Но пришлось вернуться и снова увидеть всю эту стаю доносчиков. Здесь ждал его новый «приятный» сюрприз. Этолянин Ликиск, ярый поборник Рима и доносчик, решил, что нечего мелочиться и губить своих политических врагов по одному, а лучше уничтожить их всех скопом. Он устроил жуткую резню и перебил всю противную партию. Притом втянул в дело римский гарнизон, внушив, что это враги римлян, замышляющие предательство. Кончилось тем, что убийц-этолян простили, но вот кого наказали, так это главу римского гарнизона. Тут уж постарался Эмилий Павел, ибо он считал, что не подобает римлянину участвовать в греческих подлостях (Liv. XLV, 28, 6–8; 31, 1–2).
Да, конечно, было тревожно. Но Полибий точно знал, что ни он, ни члены его партии не написали царю ни строчки. Поэтому был спокоен. И вдруг явились двое римских послов самого высокого ранга. Ахейцы сразу почувствовали недоброе. Послы прочли список лиц, которые должны были ехать заложниками в Рим. Одним из первых Полибий услыхал свое имя…[32]
Он сразу понял, что произошло. Конечно, это Калликрат его оклеветал и выставил чуть ли не главным агентом Персея. На это Калликрат был великий мастер. Правда, впоследствии Полибий имел случай убедиться, что Эмилий Павел не верит ни единому слову греческих доносчиков и относится к ним с глубоким отвращением.

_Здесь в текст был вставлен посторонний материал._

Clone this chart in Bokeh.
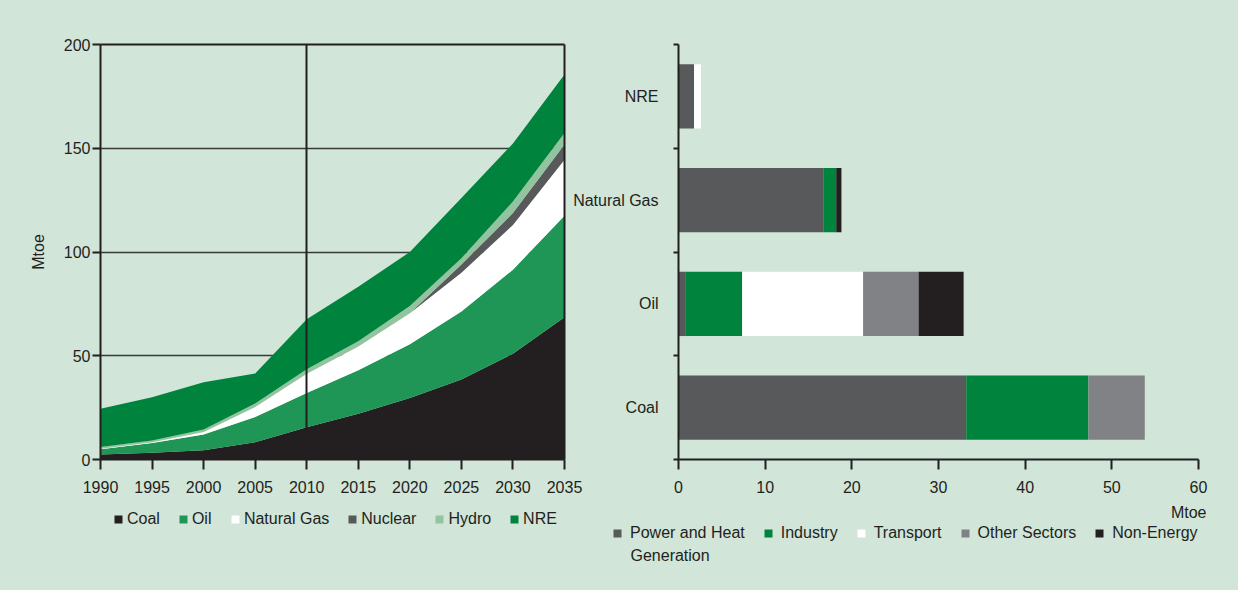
from bokeh.plotting import figure
from bokeh.layouts import row
from bokeh.models import (ColumnDataSource, Legend, LegendItem, FixedTicker,
                          Label, Range1d, LinearAxis)
from bokeh.embed import file_html
from bokeh.resources import INLINE

# ---------------- data: left chart (Mtoe, stacked areas) ----------------
years = [1990, 1995, 2000, 2005, 2010, 2015, 2020, 2025, 2030, 2035]
coal = [2.4, 3.2, 4.5, 8.3, 15.5, 22.0, 29.6, 38.5, 51.0, 68.6]
oil = [2.6, 4.8, 7.5, 12.2, 16.5, 21.0, 26.0, 32.8, 40.5, 48.9]
natural_gas = [0.2, 0.3, 1.3, 4.8, 9.3, 11.5, 14.9, 18.7, 21.5, 27.0]
nuclear = [0.0, 0.0, 0.0, 0.0, 0.0, 0.0, 0.0, 4.0, 5.8, 7.3]
hydro = [0.8, 0.9, 1.2, 1.7, 2.2, 2.5, 3.5, 3.0, 5.5, 5.6]
nre = [18.5, 20.8, 22.7, 14.5, 24.1, 26.3, 26.0, 29.0, 28.0, 28.1]
area_labels = ["Coal", "Oil", "Natural Gas", "Nuclear", "Hydro", "NRE"]
y_ticks_left = [0, 50, 100, 150, 200]
divider_year = 2010

# ---------------- data: right chart (Mtoe by sector, stacked bars) ----------------
fuels = ["Coal", "Oil", "Natural Gas", "NRE"]
power_heat = [33.2, 0.85, 16.7, 1.8]
industry = [14.1, 6.5, 1.5, 0.0]
transport = [0.0, 13.95, 0.0, 0.8]
other_sectors = [6.5, 6.4, 0.0, 0.0]
non_energy = [0.0, 5.2, 0.6, 0.0]
sector_labels = ["Power and Heat", "Industry", "Transport", "Other Sectors", "Non-Energy"]
sector_label_cont = "Generation"
x_ticks_right = [0, 10, 20, 30, 40, 50, 60]

# ---------------- style ----------------
BG = "#d1e5d8"
TXT = "#231f20"
GRID = "#3a3a3a"
FONT = "Liberation Sans"
area_colors = ["#231f20", "#1f9656", "#ffffff", "#58595b", "#93c4a0", "#00843d"]
bar_colors = ["#58595b", "#00843d", "#ffffff", "#808285", "#231f20"]

# layout geometry (pixels, figure coordinates)
FIG_H = 590
TOP = 44            # y pixel of the top of the value axis
AXIS_Y = 459        # y pixel of the value-0 baseline
PLOT_H = AXIS_Y - TOP

L_W, L_X0, L_X1 = 588, 100, 564      # left figure width, x pixels of first / last year
R_W, R_X0, R_X1 = 744, 184, 704      # right figure width, x pixels of 0 / 60


def style_axis(ax):
    ax.axis_line_color = TXT
    ax.axis_line_width = 2
    ax.major_tick_line_color = TXT
    ax.major_tick_line_width = 2
    ax.minor_tick_line_color = None
    ax.major_tick_in = 0
    ax.major_label_text_font = FONT
    ax.major_label_text_font_size = "16px"
    ax.major_label_text_color = TXT
    ax.axis_label_text_font = FONT
    ax.axis_label_text_font_size = "16px"
    ax.axis_label_text_color = TXT
    ax.axis_label_text_font_style = "normal"


def line_axis(loc, bounds, color=TXT, width=2, level="guide"):
    return LinearAxis(fixed_location=loc, bounds=bounds, ticker=FixedTicker(ticks=[]),
                      axis_line_color=color, axis_line_width=width, level=level,
                      major_tick_line_color=None, minor_tick_line_color=None)


def make_legend(items, location, spacing, standoff):
    return Legend(items=items, location=location, orientation="horizontal", spacing=spacing,
                  glyph_width=10, glyph_height=10, label_standoff=standoff, label_height=16,
                  label_text_font=FONT, label_text_font_size="16px", label_text_color=TXT,
                  background_fill_alpha=0, border_line_color=None, padding=0, margin=0)


# ---------------- left figure ----------------
y0, y1 = y_ticks_left[0], y_ticks_left[-1]
xl0, xl1 = years[0], years[-1]
ppu = PLOT_H / (y1 - y0)
ppx = (L_X1 - L_X0) / (xl1 - xl0)
src = ColumnDataSource(dict(year=years, coal=coal, oil=oil, gas=natural_gas,
                            nuclear=nuclear, hydro=hydro, nre=nre))
left = figure(width=L_W, height=FIG_H,
              x_range=Range1d(xl0 - L_X0 / ppx, xl1 + (L_W - L_X1) / ppx),
              y_range=Range1d(y0 - (FIG_H - AXIS_Y) / ppu, y1 + TOP / ppu),
              output_backend="svg", toolbar_location=None,
              min_border_left=0, min_border_right=0, min_border_top=0, min_border_bottom=0,
              background_fill_alpha=0, border_fill_alpha=0, outline_line_color=None)
left.xgrid.visible = False
left.ygrid.visible = False
# horizontal gridlines (under the areas), limited to the plotting box
for g in y_ticks_left[1:-1]:
    left.add_layout(line_axis(g, (xl0, xl1), GRID, 1.5, "underlay"), "below")

rs = left.varea_stack(stackers=["coal", "oil", "gas", "nuclear", "hydro", "nre"], x="year",
                      color=area_colors, source=src)

xa = left.xaxis[0]
style_axis(xa)
xa.fixed_location = y0
xa.bounds = (xl0, xl1)
xa.ticker = FixedTicker(ticks=years)
xa.major_tick_out = 10
xa.major_label_standoff = 11

ya = left.yaxis[0]
style_axis(ya)
ya.fixed_location = xl0
ya.bounds = (y0, y1)
ya.ticker = FixedTicker(ticks=y_ticks_left)
ya.major_tick_out = 8
ya.major_label_standoff = 2
ya.axis_label = "Mtoe"
ya.axis_label_standoff = 14

left.add_layout(line_axis(y1, (xl0, xl1)), "above")
left.add_layout(line_axis(xl1, (y0, y1)), "right")
left.add_layout(line_axis(divider_year, (y0, y1)), "right")

leg_l = make_legend([LegendItem(label=l, renderers=[r]) for l, r in zip(area_labels, rs)],
                    (113, 62), 18, 4)
left.add_layout(leg_l)

# ---------------- right figure ----------------
ypos = [i + 0.5 for i in range(len(fuels))]
xr0, xr1 = x_ticks_right[0], x_ticks_right[-1]
rpx = (R_X1 - R_X0) / (xr1 - xr0)
rpy = PLOT_H / len(fuels)
bsrc = ColumnDataSource(dict(y=ypos, power=power_heat, industry=industry, transport=transport,
                             other=other_sectors, nonen=non_energy))
right = figure(width=R_W, height=FIG_H,
               x_range=Range1d(xr0 - R_X0 / rpx, xr1 + (R_W - R_X1) / rpx),
               y_range=Range1d(-(FIG_H - AXIS_Y) / rpy, len(fuels) + TOP / rpy),
               output_backend="svg", toolbar_location=None,
               min_border_left=0, min_border_right=0, min_border_top=0, min_border_bottom=0,
               background_fill_alpha=0, border_fill_alpha=0, outline_line_color=None)
right.margin = (0, 0, 0, -94)
brs = right.hbar_stack(stackers=["power", "industry", "transport", "other", "nonen"], y="y",
                       height=0.62, color=bar_colors, line_color=None, source=bsrc)
right.xgrid.visible = False
right.ygrid.visible = False

rx = right.xaxis[0]
style_axis(rx)
rx.fixed_location = 0
rx.bounds = (xr0, xr1)
rx.ticker = FixedTicker(ticks=x_ticks_right)
rx.major_tick_out = 10
rx.major_label_standoff = 11

ry = right.yaxis[0]
style_axis(ry)
ry.fixed_location = xr0
ry.bounds = (0, len(fuels))
ry.ticker = FixedTicker(ticks=ypos, minor_ticks=list(range(len(fuels) + 1)))
ry.major_label_overrides = {p: f for p, f in zip(ypos, fuels)}
ry.major_tick_out = 0
ry.major_tick_line_color = None
ry.minor_tick_line_color = TXT
ry.minor_tick_line_width = 2
ry.minor_tick_out = 5
ry.minor_tick_in = 0
ry.major_label_standoff = 15

right.add_layout(Label(x=xr1, y=0, x_offset=8, y_offset=-53, text="Mtoe",
                       text_align="right", text_baseline="middle", text_font=FONT,
                       text_font_size="16px", text_color=TXT))

leg_r = make_legend([LegendItem(label=l, renderers=[r]) for l, r in zip(sector_labels, brs)],
                    (118, 48), 18, 8)
right.add_layout(leg_r)
right.add_layout(Label(x=136, y=35, x_units="screen", y_units="screen", text=sector_label_cont,
                       text_align="left", text_baseline="middle", text_font=FONT,
                       text_font_size="16px", text_color=TXT))

layout = row(left, right, styles={"background-color": BG})
open("out.html", "w").write(file_html(layout, INLINE))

Но под письмом он вынужден был поставить свою подпись (ХХХ,13, 8–11).
Калликрат стал теперь во всем Пелопоннесе притчей во языцех. Дети, возвращаясь из школы, завидя его, кричали:
— Предатель!
А когда он выходил из общественного бассейна, следующие посетители громко звали служителя и приказывали спустить всю воду и набрать новую, ибо им противно было войти в воду, где плескался этот гражданин (XXX, 23).
Увы! Полибию от этого было не легче. Участь его была решена. Он ехал в Италию{38}.
То был страшный, неслыханный удар. Все, ради чего он жил до сих пор: политическая карьера, военная слава, служба союзу, все это рухнуло. Вчера еще он был блестящий политик, будущий стратег, сегодня — жалкий пленник. Поднимаясь на корабль, который увозил его на запад, он должен был с тоской спрашивать себя, что его ждет? Что это за город, что за люди, среди которых он принужден отныне жить? Ибо доселе он представлял их плохо. Проникла ли к ним эллинская культура, или они остались прежними варварами? Благородны ли они и великодушны, как говорят некоторые? Или скорее черствы, холодны, суровы? А если так, как отнесутся они к сыну их старинного противника, вдобавок оклеветанному перед ними, сейчас, когда он совершенно беспомощен и всецело в их власти? И у ж все согласны, что это самые гордые люди на свете. С каким же высокомерным презрением будут они смотреть на жалкого бесправного пленника из маленького Пелопоннеса! Найдет ли он там хоть одного друга, хоть одну родную душу?